# EXERCISE:
Extract the lines of the material below, beginning with the first and ending with the line that holds "Chart.register(...registerables);". Skip every picture.

# EXERCISE MATERIALS:
--------------------------------------------------

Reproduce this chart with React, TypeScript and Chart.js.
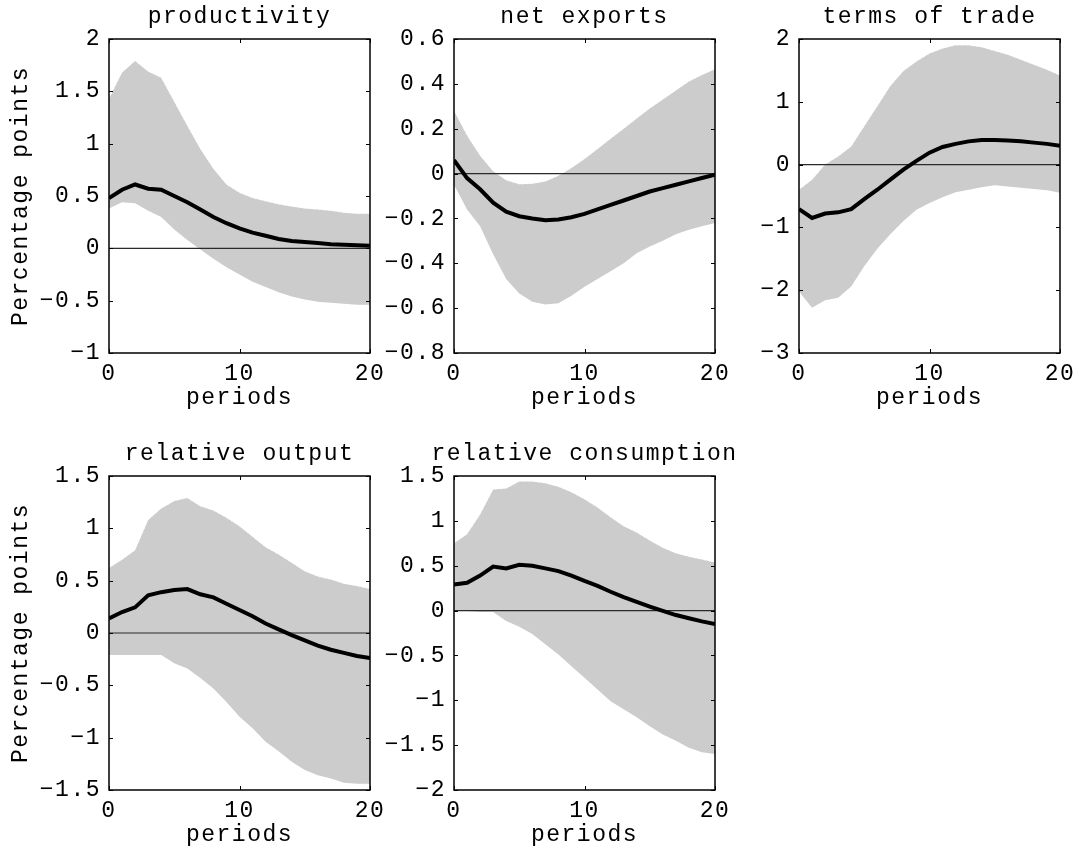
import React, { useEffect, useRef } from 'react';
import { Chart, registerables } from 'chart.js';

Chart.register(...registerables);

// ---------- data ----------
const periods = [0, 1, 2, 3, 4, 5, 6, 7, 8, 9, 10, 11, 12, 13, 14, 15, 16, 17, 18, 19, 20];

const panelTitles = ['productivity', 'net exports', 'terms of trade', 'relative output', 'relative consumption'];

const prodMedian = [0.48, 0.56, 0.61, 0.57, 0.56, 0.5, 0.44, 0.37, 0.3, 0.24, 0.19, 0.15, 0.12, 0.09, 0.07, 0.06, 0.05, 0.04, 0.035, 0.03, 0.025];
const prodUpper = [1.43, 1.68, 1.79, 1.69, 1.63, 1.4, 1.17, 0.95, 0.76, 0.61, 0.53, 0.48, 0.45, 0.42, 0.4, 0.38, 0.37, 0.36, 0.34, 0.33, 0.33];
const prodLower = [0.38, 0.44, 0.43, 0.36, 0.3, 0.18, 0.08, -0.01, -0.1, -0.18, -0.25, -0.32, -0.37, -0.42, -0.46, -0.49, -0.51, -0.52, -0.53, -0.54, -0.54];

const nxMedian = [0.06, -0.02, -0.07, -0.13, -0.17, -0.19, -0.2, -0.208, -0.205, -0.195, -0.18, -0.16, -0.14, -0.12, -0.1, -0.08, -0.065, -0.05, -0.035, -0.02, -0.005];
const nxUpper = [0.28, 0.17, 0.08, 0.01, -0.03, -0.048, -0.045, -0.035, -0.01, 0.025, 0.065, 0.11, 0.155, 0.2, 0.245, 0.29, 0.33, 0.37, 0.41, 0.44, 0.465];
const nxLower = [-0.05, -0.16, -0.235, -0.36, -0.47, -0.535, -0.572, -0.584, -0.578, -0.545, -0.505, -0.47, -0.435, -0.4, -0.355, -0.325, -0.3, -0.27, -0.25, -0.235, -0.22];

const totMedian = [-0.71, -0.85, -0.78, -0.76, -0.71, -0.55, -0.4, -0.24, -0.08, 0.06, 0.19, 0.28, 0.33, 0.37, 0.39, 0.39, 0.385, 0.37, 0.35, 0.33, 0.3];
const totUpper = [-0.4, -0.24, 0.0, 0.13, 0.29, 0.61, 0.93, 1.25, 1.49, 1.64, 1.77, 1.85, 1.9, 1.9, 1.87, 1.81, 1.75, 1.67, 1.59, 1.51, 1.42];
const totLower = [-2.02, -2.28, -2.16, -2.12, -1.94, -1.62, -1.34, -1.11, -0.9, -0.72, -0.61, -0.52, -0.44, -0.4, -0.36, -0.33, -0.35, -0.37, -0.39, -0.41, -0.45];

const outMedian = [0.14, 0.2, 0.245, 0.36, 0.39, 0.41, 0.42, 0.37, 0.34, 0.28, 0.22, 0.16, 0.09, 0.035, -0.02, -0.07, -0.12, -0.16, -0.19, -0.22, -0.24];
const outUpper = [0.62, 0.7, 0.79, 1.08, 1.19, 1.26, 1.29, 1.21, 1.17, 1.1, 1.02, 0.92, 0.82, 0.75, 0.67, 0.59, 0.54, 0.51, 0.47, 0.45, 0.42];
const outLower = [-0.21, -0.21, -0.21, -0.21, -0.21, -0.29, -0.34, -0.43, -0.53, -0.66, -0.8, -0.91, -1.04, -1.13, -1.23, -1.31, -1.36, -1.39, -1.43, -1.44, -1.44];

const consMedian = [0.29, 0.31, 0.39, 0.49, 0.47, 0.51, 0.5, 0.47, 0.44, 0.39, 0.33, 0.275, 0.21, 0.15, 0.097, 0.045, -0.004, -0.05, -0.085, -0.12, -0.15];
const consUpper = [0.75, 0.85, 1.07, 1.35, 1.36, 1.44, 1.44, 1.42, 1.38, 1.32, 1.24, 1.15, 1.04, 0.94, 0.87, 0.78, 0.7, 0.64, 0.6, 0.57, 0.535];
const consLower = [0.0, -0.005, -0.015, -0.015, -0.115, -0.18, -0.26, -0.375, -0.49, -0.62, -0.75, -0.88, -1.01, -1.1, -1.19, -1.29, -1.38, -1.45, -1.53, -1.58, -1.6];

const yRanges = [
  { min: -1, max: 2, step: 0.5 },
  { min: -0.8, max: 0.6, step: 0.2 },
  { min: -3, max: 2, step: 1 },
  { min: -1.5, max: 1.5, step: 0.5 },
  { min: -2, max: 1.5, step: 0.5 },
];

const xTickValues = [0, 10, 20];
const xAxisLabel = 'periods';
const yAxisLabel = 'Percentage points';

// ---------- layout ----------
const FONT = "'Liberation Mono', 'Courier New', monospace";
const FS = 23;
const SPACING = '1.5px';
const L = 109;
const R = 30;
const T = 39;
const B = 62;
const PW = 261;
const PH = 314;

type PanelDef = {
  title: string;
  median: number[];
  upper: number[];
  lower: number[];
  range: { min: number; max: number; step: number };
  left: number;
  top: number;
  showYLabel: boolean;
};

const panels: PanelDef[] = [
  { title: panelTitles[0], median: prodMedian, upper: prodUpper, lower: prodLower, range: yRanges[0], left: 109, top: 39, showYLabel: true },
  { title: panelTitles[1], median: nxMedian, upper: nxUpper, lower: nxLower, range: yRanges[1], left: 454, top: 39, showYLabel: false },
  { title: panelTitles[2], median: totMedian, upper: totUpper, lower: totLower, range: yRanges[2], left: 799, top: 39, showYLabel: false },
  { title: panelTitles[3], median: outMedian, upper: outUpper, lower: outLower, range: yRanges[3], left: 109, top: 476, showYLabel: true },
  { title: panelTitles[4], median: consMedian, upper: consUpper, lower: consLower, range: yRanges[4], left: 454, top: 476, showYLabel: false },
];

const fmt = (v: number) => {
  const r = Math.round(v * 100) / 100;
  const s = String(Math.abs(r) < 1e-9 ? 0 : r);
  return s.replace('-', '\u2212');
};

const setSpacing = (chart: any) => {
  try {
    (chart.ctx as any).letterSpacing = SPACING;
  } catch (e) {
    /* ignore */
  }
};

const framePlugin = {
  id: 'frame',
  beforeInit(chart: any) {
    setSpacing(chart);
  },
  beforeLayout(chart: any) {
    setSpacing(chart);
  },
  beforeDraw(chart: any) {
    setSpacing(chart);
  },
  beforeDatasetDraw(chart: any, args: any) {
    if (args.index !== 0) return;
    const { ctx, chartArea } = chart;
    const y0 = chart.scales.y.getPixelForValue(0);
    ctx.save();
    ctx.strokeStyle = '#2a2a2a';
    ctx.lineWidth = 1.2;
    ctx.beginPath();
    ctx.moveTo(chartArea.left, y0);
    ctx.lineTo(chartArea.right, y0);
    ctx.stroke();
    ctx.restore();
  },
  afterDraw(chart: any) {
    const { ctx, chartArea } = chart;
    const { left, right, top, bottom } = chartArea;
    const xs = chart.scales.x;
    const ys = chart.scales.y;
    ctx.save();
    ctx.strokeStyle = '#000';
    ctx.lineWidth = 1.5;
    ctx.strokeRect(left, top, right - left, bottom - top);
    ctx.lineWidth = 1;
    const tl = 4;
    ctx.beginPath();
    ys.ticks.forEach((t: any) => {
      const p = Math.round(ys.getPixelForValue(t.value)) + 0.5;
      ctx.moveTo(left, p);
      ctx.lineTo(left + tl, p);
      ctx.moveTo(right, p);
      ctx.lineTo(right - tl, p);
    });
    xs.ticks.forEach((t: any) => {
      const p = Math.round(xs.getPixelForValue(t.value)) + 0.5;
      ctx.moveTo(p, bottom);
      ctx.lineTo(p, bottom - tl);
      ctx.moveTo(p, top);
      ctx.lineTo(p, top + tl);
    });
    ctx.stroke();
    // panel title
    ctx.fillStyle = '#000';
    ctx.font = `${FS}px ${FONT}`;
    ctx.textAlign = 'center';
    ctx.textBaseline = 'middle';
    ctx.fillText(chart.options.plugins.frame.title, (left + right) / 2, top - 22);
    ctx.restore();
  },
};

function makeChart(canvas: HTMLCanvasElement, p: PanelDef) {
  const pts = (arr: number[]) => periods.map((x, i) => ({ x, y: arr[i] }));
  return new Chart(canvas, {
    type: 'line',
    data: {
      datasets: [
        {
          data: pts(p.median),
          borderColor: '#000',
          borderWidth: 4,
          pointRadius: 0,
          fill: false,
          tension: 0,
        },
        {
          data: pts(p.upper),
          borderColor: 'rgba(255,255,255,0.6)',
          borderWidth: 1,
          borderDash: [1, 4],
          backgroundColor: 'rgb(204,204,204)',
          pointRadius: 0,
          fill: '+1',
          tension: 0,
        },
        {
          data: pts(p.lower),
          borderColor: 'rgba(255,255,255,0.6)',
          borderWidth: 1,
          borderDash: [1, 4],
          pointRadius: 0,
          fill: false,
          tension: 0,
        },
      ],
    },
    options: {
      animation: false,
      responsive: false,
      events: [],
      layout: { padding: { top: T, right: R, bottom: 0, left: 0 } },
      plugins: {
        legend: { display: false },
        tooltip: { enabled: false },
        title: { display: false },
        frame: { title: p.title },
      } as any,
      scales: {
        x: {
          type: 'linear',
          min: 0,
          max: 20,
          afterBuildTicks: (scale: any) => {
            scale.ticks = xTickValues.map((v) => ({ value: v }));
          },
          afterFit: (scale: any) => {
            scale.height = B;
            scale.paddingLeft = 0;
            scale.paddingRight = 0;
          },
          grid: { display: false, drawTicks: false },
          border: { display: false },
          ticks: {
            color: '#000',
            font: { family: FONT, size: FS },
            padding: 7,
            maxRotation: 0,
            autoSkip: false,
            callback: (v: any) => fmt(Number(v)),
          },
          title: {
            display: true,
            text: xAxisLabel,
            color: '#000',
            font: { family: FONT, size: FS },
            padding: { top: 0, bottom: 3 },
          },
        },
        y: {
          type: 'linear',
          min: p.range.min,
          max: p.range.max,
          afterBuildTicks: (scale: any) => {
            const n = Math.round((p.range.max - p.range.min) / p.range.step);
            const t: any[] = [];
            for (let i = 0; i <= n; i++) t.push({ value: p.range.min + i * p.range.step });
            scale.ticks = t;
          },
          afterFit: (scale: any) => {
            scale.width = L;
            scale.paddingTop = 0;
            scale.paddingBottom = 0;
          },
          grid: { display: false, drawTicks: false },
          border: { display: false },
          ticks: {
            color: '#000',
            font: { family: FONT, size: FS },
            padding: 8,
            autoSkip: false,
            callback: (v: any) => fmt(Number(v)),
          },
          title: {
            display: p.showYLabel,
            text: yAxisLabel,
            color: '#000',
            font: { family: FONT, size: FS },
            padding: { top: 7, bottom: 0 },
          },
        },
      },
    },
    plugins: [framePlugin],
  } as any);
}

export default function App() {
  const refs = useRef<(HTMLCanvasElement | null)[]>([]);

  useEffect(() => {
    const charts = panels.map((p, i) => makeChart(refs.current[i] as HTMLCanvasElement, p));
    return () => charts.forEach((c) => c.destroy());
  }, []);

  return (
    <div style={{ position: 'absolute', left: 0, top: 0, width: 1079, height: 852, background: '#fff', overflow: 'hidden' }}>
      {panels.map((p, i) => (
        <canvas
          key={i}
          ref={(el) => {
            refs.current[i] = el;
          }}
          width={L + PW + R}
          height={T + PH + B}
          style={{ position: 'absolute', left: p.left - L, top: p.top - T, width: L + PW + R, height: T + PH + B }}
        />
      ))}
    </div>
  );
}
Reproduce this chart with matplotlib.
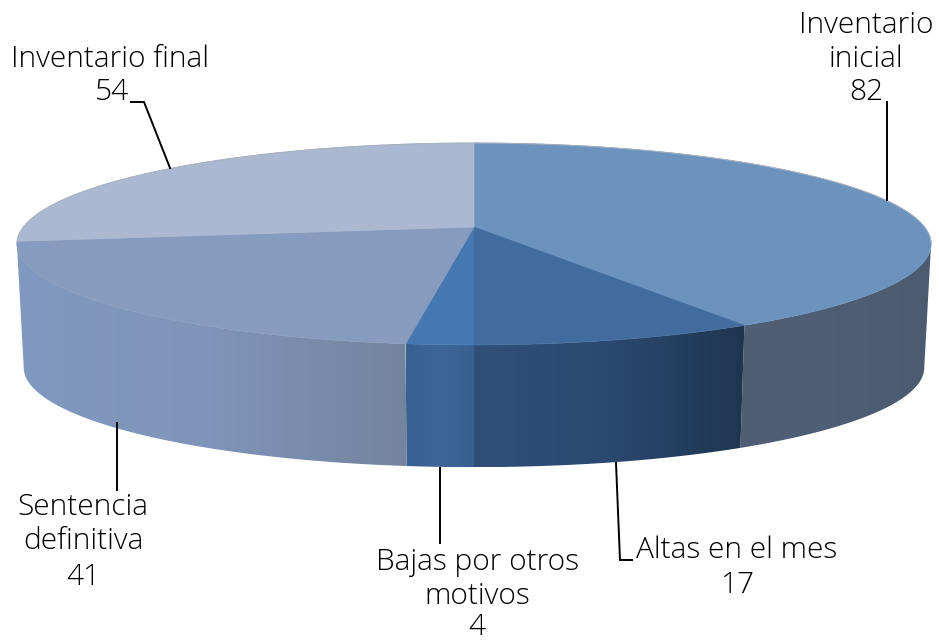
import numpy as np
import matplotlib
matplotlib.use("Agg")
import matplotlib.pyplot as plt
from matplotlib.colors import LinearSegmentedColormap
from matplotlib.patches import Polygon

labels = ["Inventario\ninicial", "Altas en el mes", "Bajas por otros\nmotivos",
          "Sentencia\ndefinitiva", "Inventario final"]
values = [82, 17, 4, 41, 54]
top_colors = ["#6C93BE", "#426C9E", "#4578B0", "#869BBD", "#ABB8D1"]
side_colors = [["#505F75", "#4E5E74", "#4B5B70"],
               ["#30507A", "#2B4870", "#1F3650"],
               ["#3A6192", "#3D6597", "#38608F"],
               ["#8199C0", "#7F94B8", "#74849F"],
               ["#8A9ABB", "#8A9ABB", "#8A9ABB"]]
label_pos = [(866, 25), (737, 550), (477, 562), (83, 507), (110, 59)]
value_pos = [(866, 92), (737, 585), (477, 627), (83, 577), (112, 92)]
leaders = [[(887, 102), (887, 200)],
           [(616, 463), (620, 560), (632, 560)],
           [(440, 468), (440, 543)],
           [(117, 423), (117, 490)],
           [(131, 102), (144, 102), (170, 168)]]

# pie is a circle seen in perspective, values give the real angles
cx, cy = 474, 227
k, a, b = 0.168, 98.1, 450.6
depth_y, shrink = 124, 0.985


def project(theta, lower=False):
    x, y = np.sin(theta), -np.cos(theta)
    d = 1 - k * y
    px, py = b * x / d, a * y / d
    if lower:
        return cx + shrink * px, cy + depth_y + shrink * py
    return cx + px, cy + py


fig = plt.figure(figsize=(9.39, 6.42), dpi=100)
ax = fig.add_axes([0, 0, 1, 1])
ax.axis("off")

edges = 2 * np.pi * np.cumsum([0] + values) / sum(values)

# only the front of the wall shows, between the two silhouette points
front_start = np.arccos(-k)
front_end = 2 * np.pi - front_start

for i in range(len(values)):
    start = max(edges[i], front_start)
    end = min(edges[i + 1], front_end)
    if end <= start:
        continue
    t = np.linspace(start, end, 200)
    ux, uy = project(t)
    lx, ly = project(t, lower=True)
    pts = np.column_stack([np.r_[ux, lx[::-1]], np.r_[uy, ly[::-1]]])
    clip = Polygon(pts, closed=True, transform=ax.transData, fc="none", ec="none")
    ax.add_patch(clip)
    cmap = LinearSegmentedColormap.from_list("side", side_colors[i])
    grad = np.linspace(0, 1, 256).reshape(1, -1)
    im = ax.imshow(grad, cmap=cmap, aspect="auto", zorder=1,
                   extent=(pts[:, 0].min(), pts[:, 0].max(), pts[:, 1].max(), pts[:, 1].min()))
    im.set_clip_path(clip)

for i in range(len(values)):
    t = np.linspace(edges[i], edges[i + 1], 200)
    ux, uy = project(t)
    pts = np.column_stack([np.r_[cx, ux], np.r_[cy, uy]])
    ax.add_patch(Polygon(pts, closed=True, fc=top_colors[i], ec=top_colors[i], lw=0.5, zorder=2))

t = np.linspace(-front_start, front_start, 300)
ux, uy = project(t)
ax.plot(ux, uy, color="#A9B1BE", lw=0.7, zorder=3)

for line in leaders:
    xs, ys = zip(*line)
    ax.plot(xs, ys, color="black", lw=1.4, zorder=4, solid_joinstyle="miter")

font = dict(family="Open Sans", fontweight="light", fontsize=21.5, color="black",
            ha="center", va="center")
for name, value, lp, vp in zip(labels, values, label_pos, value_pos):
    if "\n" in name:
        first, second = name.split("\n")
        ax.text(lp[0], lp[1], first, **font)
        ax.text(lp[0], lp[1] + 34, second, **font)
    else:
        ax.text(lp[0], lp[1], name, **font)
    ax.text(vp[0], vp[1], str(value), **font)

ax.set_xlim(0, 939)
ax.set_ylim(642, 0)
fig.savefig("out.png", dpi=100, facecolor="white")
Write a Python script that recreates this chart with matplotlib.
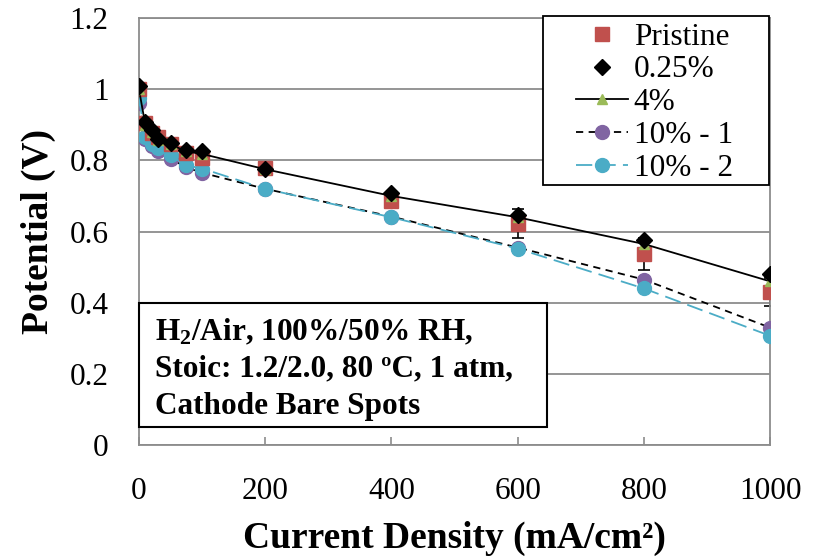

--------------------------------------------------

# OUTPUT FOR THIS EXERCISE:
Reproduce this chart with React, TypeScript and Chart.js.
import React, { useEffect, useRef } from 'react';
import { Chart, registerables } from 'chart.js';

Chart.register(...registerables);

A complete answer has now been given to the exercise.